Since the start of the pandemic in 2020, experts have been upfront regarding the common symptoms of COVID-19. One of them is the loss of smell, which goes hand in hand with the loss of taste. In most cases, patients recover both senses after their bout with the initial infection. However, some continue to suffer smell loss long-term.

In a new study published in the journal Science Translational Medicine last week, scientists possibly uncovered why some people fail to recover their sense of smell despite overcoming SARS-CoV-2 infection. Though their research focused on the loss of smell, the findings seemingly shed light on other long COVID symptoms with a similar mechanism, including fatigue, shortness of breath and brain fog.

The team analyzed olfactory epithelial samples collected from 24 biopsies. Nine samples were from patients who had long-term smell loss after COVID-19. Despite the absence of detectable SARS-CoV-2 RNA or protein, researchers identified what was causing the long-term problem in the olfactory cells.

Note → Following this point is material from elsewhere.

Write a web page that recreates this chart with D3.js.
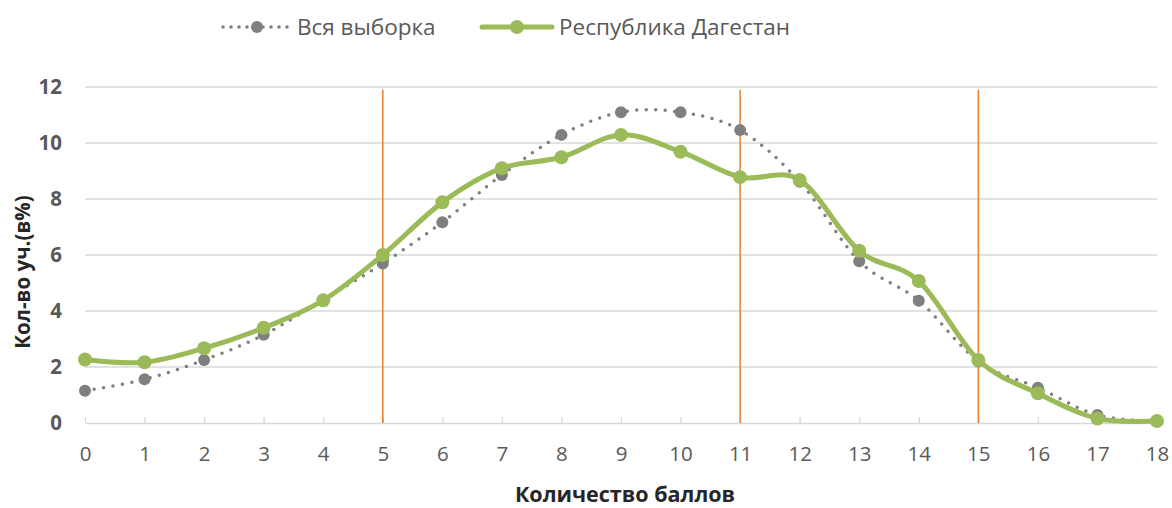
<!DOCTYPE html>
<html><head><meta charset="utf-8">
<script src="https://cdn.jsdelivr.net/npm/d3@7"></script>
<style>body{margin:0;background:#fff;} text{font-family:"Open Sans",sans-serif;}</style>
</head><body><svg id="c" width="1172" height="508"></svg>
<script>
const categories = [0,1,2,3,4,5,6,7,8,9,10,11,12,13,14,15,16,17,18];
const seriesAll = [1.15,1.56,2.25,3.15,4.4,5.7,7.17,8.86,10.29,11.1,11.1,10.46,8.62,5.78,4.37,2.2,1.26,0.29,0.06];
const seriesDag = [2.27,2.17,2.67,3.4,4.38,6.0,7.88,9.1,9.49,10.29,9.69,8.78,8.68,6.15,5.07,2.25,1.06,0.16,0.07];
const yTicks = [0,2,4,6,8,10,12];
const markLines = [5,11,15];
const seriesNames = ["Вся выборка","Республика Дагестан"];
const xTitle = "Количество баллов";
const yTitle = "Кол-во уч.(в%)";

const svg = d3.select("#c");
const x = d3.scaleLinear().domain([0,18]).range([85,1157]);
const y = d3.scaleLinear().domain([0,12]).range([423,87]);
const grey = "#7f7f7f", green = "#9bbb59", txt = "#595959";

// gridlines
svg.append("g").selectAll("line").data(yTicks.filter(d=>d>0)).join("line")
  .attr("x1",x(0)).attr("x2",x(18)).attr("y1",d=>y(d)).attr("y2",d=>y(d))
  .attr("stroke","#d9d9d9").attr("stroke-width",1.3);

// x axis
const xa = svg.append("g").attr("transform",`translate(0,${y(0)})`)
  .call(d3.axisBottom(x).tickValues(categories).tickSize(6).tickSizeOuter(0).tickPadding(8).tickFormat(d3.format("d")));
xa.select(".domain").attr("stroke","#d9d9d9").attr("stroke-width",1.3);
xa.selectAll(".tick line").attr("stroke","#d9d9d9").attr("stroke-width",1.3).attr("y1",-6).attr("y2",0);
xa.selectAll(".tick text").attr("fill",txt).attr("font-size",20.5).attr("font-family","Open Sans").attr("y",31).attr("dy","0.35em");

// y axis labels
const ya = svg.append("g").attr("transform",`translate(${x(0)},0)`)
  .call(d3.axisLeft(y).tickValues(yTicks).tickSize(0).tickPadding(23).tickFormat(d3.format("d")));
ya.select(".domain").remove();
ya.selectAll(".tick text").attr("fill",txt).attr("font-size",20.5).attr("font-weight","bold").attr("font-family","Open Sans");

// orange lines
svg.append("g").selectAll("line").data(markLines).join("line")
  .attr("x1",d=>x(d)).attr("x2",d=>x(d)).attr("y1",y(11.9)).attr("y2",y(0))
  .attr("stroke","#ed7d31").attr("stroke-width",1.5);

const line = d3.line().x((d,i)=>x(categories[i])).y(d=>y(d)).curve(d3.curveCardinal.tension(0));

// grey series
svg.append("path").datum(seriesAll).attr("d",line).attr("fill","none")
  .attr("stroke",grey).attr("stroke-width",3.5).attr("stroke-linecap","round").attr("stroke-dasharray","0 9.5");
svg.append("g").selectAll("circle").data(seriesAll).join("circle")
  .attr("cx",(d,i)=>x(categories[i])).attr("cy",d=>y(d)).attr("r",6).attr("fill",grey);

// green series
svg.append("path").datum(seriesDag).attr("d",line).attr("fill","none")
  .attr("stroke",green).attr("stroke-width",5).attr("stroke-linejoin","round");
svg.append("g").selectAll("circle").data(seriesDag).join("circle")
  .attr("cx",(d,i)=>x(categories[i])).attr("cy",d=>y(d)).attr("r",7).attr("fill",green);

// axis titles
svg.append("text").attr("x",625).attr("y",502).attr("text-anchor","middle")
  .attr("font-size",21.5).attr("font-weight","bold").attr("fill","#262626").text(xTitle);
svg.append("text").attr("transform",`translate(23,272) rotate(-90)`).attr("dy","0.35em").attr("text-anchor","middle")
  .attr("font-size",20.5).attr("font-weight","bold").attr("fill","#262626").text(yTitle);

// legend
const lg = svg.append("g");
lg.append("line").attr("x1",223).attr("x2",291).attr("y1",27).attr("y2",27)
  .attr("stroke",grey).attr("stroke-width",3.5).attr("stroke-linecap","round").attr("stroke-dasharray","0 8");
lg.append("circle").attr("cx",257).attr("cy",27).attr("r",6).attr("fill",grey);
lg.append("text").attr("x",297).attr("y",27).attr("dy","0.35em").attr("font-size",22.5).attr("fill",txt).text(seriesNames[0]);
lg.append("line").attr("x1",482).attr("x2",552).attr("y1",27).attr("y2",27)
  .attr("stroke",green).attr("stroke-width",5).attr("stroke-linecap","round");
lg.append("circle").attr("cx",517).attr("cy",27).attr("r",7).attr("fill",green);
lg.append("text").attr("x",559).attr("y",27).attr("dy","0.35em").attr("font-size",22.5).attr("fill",txt).text(seriesNames[1]);
</script></body></html>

Scientists found that there seemed to be an immune assault on olfactory nerve cells and a decline in the number of those cells. In addition, T cell-mediated inflammation was also present in the olfactory epithelium long after the virus had been eliminated from the tissue.

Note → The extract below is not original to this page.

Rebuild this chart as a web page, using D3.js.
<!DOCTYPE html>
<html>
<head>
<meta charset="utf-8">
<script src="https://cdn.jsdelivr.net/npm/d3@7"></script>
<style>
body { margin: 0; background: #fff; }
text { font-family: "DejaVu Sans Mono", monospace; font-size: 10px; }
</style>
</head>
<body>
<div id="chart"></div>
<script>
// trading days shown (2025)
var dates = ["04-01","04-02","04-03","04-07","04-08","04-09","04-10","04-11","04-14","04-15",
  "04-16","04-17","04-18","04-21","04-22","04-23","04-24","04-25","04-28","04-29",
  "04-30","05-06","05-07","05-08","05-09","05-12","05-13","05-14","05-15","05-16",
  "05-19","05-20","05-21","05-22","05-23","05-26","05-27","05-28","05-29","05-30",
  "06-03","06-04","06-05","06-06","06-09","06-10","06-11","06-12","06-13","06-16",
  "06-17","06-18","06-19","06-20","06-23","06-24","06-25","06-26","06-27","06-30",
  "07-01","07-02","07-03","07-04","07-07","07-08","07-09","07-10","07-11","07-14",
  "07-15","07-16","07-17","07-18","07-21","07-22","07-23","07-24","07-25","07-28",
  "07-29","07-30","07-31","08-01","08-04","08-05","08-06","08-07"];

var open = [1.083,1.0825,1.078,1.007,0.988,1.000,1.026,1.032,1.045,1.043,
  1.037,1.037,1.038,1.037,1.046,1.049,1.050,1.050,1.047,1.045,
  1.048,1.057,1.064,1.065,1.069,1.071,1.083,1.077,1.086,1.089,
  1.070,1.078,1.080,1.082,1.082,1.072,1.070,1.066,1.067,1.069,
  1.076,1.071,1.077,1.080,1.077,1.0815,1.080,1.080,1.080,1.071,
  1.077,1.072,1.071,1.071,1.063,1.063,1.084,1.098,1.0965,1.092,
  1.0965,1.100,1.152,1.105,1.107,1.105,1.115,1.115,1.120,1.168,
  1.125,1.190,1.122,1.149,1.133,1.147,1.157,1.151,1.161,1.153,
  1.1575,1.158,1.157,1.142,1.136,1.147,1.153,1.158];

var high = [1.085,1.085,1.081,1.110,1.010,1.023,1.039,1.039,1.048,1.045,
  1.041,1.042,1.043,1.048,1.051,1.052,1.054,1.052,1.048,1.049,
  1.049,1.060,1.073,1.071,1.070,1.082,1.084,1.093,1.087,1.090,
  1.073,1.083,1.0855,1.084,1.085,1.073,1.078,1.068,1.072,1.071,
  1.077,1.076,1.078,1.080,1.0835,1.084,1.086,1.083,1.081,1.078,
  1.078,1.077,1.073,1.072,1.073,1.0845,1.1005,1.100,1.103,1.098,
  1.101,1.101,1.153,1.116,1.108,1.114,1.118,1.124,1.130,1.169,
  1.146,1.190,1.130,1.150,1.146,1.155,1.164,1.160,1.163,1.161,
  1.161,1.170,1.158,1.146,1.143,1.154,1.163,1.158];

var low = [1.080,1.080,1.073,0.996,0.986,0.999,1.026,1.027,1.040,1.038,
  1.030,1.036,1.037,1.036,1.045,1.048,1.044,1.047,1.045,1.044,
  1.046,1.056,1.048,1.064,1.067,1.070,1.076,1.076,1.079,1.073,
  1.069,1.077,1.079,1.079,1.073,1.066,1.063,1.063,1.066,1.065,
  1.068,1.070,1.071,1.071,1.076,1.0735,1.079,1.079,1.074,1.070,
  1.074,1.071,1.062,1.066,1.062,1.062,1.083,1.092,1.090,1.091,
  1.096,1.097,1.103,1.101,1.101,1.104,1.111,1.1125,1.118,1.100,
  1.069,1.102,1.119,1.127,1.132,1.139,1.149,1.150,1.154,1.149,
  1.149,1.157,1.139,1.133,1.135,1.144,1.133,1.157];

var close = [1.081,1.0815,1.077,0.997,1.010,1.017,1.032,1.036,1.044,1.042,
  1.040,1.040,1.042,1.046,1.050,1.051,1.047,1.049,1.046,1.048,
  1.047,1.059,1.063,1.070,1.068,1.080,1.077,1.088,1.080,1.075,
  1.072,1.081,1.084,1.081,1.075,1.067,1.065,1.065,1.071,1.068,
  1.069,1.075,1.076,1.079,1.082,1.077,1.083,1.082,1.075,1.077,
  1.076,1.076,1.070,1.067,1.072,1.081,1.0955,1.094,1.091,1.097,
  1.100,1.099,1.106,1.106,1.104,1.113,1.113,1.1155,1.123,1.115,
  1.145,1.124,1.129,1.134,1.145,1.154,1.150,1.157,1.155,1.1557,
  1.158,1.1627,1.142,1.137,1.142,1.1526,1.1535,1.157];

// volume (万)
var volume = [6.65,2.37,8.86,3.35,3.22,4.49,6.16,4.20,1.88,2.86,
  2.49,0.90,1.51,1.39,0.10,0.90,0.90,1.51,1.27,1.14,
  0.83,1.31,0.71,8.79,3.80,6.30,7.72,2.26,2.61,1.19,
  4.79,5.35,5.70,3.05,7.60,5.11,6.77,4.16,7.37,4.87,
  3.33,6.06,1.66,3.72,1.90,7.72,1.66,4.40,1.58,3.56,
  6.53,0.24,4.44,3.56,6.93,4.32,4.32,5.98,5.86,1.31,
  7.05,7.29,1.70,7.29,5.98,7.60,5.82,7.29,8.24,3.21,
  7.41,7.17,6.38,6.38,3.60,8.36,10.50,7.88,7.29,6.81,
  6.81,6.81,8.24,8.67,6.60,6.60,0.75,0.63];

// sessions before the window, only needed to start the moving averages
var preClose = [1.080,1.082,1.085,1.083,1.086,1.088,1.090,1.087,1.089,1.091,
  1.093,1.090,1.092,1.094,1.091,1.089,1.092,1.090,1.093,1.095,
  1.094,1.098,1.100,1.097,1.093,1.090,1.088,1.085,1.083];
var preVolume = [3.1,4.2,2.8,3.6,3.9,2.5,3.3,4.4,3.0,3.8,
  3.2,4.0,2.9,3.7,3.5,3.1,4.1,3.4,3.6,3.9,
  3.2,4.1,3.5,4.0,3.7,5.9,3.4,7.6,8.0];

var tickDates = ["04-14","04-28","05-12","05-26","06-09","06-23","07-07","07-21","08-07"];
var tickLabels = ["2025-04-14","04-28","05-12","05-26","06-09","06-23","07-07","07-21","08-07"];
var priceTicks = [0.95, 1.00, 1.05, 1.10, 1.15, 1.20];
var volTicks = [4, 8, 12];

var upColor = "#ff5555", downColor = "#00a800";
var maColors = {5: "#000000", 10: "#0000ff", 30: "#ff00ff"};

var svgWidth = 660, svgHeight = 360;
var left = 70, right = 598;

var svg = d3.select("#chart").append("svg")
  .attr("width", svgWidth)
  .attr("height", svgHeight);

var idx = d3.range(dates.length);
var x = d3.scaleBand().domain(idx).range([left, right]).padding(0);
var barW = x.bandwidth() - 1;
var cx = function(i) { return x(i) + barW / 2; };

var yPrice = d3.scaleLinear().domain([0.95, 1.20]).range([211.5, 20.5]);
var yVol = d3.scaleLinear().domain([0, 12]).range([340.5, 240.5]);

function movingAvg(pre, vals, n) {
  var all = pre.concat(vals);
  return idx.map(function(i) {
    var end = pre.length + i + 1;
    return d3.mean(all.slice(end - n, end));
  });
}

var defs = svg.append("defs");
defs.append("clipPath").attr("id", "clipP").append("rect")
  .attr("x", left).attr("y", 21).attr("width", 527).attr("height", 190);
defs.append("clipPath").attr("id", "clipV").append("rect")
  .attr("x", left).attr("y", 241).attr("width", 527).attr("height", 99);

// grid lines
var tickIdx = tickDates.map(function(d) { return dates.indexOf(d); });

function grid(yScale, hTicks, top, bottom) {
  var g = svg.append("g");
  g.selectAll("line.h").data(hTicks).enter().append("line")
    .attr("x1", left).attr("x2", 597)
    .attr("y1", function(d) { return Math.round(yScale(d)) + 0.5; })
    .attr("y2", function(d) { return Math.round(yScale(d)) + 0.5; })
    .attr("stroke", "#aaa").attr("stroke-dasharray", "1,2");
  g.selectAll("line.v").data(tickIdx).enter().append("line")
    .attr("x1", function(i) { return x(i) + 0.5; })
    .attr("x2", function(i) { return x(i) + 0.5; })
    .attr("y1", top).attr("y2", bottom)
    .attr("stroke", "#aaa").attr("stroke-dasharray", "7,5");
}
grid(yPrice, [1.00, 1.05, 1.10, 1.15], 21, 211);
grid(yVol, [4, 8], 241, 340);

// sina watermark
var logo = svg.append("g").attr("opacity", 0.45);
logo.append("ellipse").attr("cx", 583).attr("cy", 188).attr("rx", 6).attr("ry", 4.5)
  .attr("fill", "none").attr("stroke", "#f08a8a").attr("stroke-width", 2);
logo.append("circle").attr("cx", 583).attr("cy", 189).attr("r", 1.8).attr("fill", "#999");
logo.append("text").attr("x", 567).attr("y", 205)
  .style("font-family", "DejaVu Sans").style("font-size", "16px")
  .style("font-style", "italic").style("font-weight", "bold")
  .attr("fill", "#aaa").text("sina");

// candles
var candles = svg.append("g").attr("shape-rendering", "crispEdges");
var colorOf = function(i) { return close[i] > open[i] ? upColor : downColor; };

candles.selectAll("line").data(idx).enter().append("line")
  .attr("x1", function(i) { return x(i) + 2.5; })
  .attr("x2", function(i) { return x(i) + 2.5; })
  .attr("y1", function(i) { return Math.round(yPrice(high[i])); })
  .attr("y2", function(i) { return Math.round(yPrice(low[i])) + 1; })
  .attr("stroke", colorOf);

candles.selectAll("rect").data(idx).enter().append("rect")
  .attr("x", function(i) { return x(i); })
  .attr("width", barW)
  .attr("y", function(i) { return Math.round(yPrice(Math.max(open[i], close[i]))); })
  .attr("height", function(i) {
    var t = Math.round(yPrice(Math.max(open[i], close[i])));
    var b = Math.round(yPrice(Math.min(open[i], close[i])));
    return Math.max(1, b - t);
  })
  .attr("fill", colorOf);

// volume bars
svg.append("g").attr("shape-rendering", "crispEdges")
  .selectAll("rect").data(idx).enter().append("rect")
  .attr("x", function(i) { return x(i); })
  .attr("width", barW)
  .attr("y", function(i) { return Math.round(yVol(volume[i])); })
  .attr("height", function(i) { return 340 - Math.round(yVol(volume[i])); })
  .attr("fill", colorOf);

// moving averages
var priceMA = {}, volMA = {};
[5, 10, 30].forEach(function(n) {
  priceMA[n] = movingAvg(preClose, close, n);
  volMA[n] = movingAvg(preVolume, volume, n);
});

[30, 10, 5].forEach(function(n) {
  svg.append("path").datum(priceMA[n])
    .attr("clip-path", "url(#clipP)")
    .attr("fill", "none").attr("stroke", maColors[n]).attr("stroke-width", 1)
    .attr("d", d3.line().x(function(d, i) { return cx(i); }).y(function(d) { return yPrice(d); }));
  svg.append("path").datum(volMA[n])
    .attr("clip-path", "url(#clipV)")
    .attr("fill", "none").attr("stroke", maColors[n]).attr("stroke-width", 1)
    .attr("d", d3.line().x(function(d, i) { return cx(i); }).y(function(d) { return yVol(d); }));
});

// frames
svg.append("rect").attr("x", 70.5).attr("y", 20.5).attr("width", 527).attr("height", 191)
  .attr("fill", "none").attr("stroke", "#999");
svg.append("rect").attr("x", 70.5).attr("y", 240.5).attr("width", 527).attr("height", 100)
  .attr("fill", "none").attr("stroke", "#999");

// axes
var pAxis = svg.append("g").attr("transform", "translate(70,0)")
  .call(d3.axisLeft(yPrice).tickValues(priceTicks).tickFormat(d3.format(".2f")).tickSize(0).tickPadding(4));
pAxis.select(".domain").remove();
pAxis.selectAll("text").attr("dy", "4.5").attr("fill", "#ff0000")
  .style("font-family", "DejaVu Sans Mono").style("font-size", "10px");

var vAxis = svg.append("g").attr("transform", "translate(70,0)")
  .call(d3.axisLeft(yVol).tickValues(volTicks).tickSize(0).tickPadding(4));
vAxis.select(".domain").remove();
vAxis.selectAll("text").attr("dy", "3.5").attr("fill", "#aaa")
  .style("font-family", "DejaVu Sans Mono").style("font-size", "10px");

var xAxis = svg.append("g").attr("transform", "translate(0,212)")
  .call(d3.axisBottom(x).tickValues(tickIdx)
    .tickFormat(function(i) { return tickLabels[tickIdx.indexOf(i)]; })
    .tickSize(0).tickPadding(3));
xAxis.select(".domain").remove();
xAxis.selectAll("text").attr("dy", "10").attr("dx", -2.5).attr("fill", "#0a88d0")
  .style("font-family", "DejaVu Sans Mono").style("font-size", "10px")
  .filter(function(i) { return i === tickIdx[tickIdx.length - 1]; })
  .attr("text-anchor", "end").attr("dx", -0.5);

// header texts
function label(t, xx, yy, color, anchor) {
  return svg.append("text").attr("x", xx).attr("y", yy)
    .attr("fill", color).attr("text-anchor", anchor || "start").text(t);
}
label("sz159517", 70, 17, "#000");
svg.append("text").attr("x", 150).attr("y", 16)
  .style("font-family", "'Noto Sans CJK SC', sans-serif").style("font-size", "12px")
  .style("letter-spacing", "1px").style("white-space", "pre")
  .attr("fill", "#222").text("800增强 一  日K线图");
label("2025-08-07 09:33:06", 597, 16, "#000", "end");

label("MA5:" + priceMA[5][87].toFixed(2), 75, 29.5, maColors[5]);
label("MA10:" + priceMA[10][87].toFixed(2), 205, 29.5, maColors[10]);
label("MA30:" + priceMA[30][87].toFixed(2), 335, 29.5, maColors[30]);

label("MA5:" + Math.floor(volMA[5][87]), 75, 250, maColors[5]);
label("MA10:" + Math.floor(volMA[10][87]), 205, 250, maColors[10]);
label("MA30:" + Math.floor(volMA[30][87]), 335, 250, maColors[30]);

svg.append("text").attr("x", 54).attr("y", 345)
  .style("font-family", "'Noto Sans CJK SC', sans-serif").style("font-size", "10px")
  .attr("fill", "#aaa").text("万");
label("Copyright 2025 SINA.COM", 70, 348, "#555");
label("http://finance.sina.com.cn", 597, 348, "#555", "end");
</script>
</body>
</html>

"The findings are striking. It's almost resembling a sort of autoimmune-like process in the nose," senior author Bradley Goldstein, M.D., Ph.D. said in a press release. He is an associate professor in Duke's Department of Head and Neck Surgery and Communication Sciences and the Department of Neurobiology.

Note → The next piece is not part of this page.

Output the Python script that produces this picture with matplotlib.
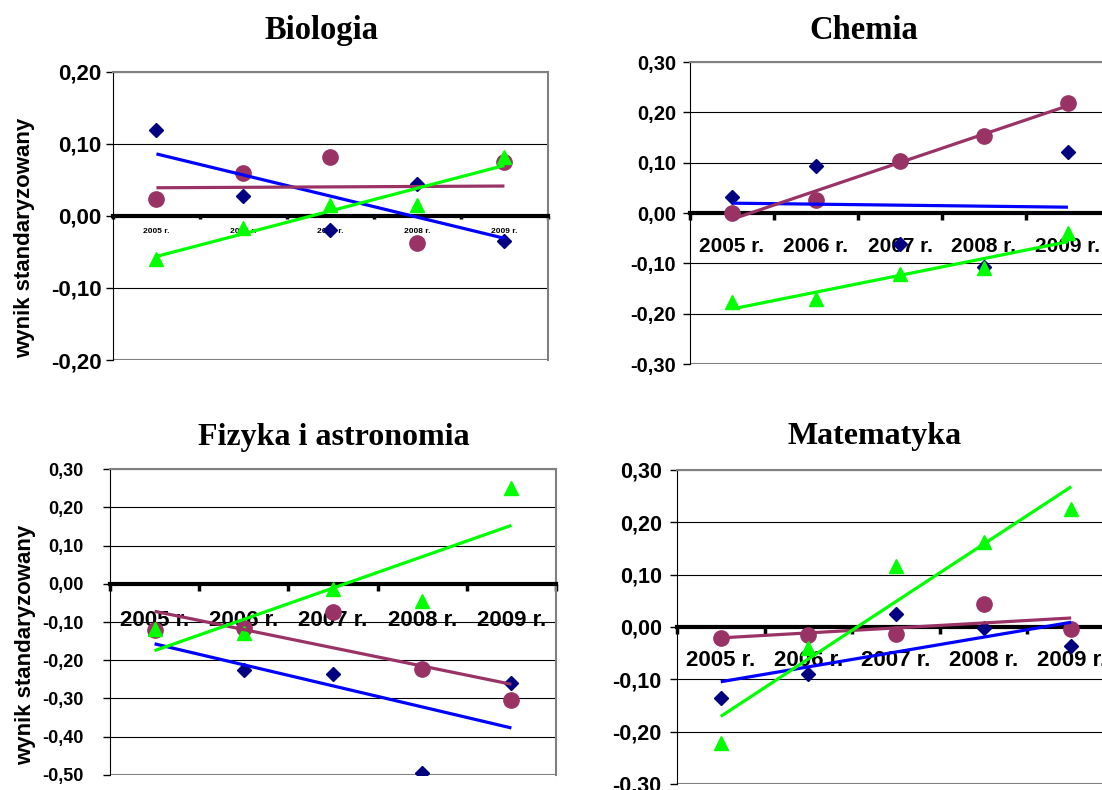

Goldstein noted that their study was a key step toward designing better treatments for the issue because they now have information on which sites get damaged and which types of cells are involved in long-term loss of smell. But more research needs to be done first.

"We are hopeful that modulating the abnormal immune response or repair processes within the nose of these patients could help to at least partially restore a sense of smell," he said.

In May, a study published in SAGE Journals reported decreasing incidence of chemosensory disruptions with the newer coronavirus variants. This led some scientists to surmise that loss of smell was becoming less common as a symptom of COVID-19 as the virus continues to evolve.